Records to use.
....

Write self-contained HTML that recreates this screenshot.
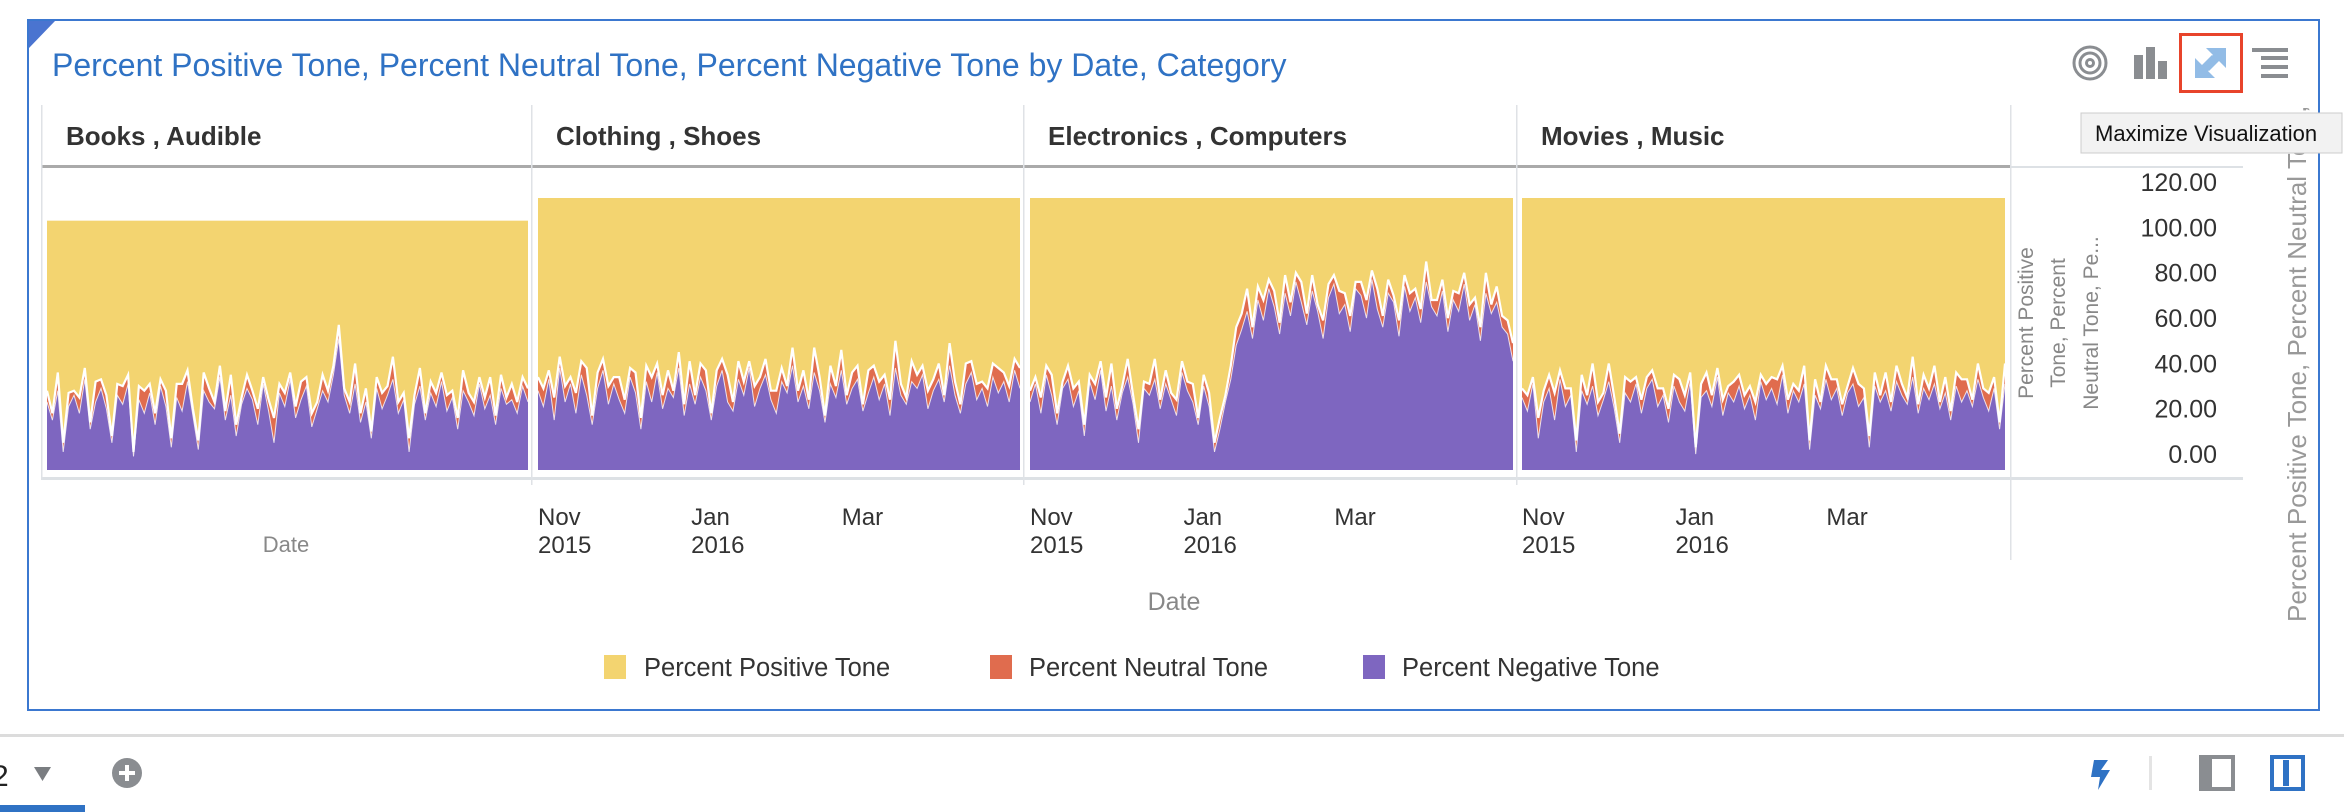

....

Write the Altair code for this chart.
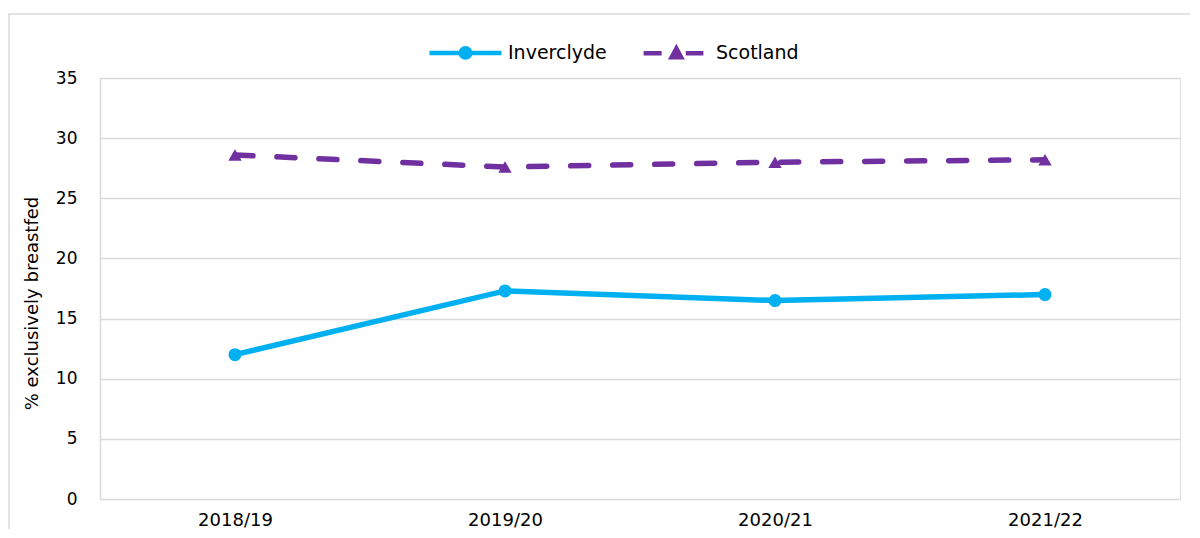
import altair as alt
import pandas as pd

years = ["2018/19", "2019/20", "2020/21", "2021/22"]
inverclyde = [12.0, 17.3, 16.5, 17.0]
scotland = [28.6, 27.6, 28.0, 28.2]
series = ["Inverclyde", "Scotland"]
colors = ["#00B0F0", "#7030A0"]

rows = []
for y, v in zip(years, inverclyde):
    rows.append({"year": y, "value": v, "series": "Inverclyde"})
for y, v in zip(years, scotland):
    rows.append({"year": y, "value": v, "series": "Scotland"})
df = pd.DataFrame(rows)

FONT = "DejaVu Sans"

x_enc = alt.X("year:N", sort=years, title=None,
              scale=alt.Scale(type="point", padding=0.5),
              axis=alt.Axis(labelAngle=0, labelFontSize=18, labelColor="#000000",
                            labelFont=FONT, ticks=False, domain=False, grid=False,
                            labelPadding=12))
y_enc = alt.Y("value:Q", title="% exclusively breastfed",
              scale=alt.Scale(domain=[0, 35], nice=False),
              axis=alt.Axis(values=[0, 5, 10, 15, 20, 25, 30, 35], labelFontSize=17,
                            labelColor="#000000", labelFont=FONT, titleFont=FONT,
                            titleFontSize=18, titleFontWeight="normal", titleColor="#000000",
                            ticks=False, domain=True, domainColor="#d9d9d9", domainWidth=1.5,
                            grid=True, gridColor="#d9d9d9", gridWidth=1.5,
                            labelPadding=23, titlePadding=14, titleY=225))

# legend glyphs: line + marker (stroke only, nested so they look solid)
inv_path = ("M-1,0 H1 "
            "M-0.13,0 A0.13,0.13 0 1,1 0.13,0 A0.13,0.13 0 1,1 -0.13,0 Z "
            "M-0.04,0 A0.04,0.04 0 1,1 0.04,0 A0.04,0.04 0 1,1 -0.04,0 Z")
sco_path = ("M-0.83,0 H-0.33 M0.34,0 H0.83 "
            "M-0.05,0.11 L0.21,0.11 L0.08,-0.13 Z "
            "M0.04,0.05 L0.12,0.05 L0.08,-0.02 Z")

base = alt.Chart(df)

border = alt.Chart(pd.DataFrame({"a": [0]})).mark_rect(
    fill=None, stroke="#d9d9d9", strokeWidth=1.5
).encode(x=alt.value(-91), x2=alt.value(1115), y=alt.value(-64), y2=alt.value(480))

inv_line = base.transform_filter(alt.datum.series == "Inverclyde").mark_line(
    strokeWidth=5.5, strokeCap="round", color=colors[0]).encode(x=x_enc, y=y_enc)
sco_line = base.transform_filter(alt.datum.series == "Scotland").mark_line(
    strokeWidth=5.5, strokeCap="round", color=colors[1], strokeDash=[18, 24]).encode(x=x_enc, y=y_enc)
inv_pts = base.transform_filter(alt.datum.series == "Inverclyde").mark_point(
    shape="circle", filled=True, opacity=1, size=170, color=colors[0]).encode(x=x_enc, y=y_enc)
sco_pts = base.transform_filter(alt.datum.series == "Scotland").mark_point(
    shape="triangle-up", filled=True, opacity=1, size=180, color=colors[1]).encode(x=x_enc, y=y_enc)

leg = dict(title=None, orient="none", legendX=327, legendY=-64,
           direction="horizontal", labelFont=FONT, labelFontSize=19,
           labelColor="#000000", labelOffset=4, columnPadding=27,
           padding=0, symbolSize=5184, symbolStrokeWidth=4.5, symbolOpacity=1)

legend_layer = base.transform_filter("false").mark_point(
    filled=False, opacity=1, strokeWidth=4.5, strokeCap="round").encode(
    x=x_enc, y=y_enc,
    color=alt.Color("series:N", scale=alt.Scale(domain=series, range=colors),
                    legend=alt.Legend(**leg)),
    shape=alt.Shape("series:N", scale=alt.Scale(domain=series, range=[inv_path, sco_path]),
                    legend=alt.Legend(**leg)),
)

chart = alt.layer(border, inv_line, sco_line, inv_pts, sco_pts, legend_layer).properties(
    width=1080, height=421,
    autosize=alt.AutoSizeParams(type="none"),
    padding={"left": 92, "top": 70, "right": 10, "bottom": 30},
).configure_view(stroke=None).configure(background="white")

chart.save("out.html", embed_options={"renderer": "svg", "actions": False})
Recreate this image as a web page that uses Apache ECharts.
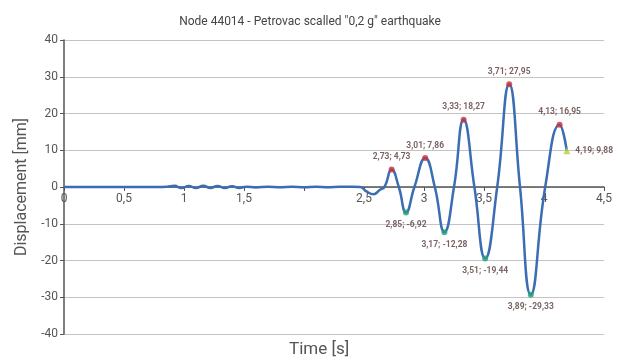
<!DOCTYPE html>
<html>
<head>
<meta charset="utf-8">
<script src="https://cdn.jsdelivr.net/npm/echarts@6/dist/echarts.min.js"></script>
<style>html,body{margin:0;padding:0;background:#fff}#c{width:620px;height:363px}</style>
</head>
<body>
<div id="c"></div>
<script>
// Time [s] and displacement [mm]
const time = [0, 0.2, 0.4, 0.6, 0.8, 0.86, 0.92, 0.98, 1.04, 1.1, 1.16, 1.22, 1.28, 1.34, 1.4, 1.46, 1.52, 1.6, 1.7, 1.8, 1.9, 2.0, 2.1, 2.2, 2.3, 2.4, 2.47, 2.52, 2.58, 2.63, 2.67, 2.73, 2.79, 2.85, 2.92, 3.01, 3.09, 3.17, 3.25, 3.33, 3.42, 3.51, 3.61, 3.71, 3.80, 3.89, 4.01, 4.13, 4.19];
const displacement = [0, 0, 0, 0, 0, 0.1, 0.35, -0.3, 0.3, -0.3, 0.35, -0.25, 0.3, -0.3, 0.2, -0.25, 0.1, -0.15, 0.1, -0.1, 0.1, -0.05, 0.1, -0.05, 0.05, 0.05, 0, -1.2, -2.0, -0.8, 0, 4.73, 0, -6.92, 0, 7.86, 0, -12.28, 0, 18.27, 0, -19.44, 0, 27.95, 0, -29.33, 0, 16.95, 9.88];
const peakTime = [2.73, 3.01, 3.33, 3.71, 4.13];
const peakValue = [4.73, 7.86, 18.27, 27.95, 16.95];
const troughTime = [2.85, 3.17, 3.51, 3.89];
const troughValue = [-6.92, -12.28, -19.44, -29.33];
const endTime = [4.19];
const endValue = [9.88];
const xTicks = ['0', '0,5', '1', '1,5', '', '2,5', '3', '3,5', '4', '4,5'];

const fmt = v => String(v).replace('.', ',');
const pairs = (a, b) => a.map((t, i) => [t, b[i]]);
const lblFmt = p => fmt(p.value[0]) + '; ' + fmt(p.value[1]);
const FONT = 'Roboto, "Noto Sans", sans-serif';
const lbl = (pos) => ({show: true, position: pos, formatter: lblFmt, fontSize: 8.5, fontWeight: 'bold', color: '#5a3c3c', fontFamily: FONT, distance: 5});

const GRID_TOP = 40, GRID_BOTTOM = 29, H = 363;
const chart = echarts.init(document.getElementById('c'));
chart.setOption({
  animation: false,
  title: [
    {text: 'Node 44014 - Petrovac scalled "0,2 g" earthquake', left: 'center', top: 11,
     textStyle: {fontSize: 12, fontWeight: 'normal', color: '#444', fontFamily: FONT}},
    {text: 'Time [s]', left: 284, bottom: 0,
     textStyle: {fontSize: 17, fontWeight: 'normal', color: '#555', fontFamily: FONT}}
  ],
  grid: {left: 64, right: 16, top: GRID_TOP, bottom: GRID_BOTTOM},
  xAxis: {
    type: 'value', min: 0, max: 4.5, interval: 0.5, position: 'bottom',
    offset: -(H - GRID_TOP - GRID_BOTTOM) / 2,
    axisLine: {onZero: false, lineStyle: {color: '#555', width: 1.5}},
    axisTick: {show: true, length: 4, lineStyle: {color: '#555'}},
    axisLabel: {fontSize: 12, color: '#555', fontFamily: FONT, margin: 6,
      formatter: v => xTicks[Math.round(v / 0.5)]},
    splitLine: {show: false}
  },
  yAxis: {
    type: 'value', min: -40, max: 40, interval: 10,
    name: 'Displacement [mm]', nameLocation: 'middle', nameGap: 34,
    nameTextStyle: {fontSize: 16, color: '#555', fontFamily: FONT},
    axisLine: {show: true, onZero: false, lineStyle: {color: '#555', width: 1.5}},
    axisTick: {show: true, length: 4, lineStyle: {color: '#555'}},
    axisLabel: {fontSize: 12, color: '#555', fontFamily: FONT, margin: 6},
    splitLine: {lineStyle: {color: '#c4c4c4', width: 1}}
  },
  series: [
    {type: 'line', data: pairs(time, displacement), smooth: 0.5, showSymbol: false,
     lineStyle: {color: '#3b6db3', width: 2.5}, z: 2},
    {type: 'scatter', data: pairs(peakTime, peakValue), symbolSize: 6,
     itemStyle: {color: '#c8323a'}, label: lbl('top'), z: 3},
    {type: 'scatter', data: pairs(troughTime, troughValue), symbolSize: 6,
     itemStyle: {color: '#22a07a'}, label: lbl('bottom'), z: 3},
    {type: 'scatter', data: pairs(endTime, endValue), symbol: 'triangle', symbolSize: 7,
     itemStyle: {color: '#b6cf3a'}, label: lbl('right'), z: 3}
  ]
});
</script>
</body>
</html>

....

Direction. Find the lines above holding the word "Write" and show them.

Result.
Write self-contained HTML that recreates this screenshot.
Write the Altair code for this chart.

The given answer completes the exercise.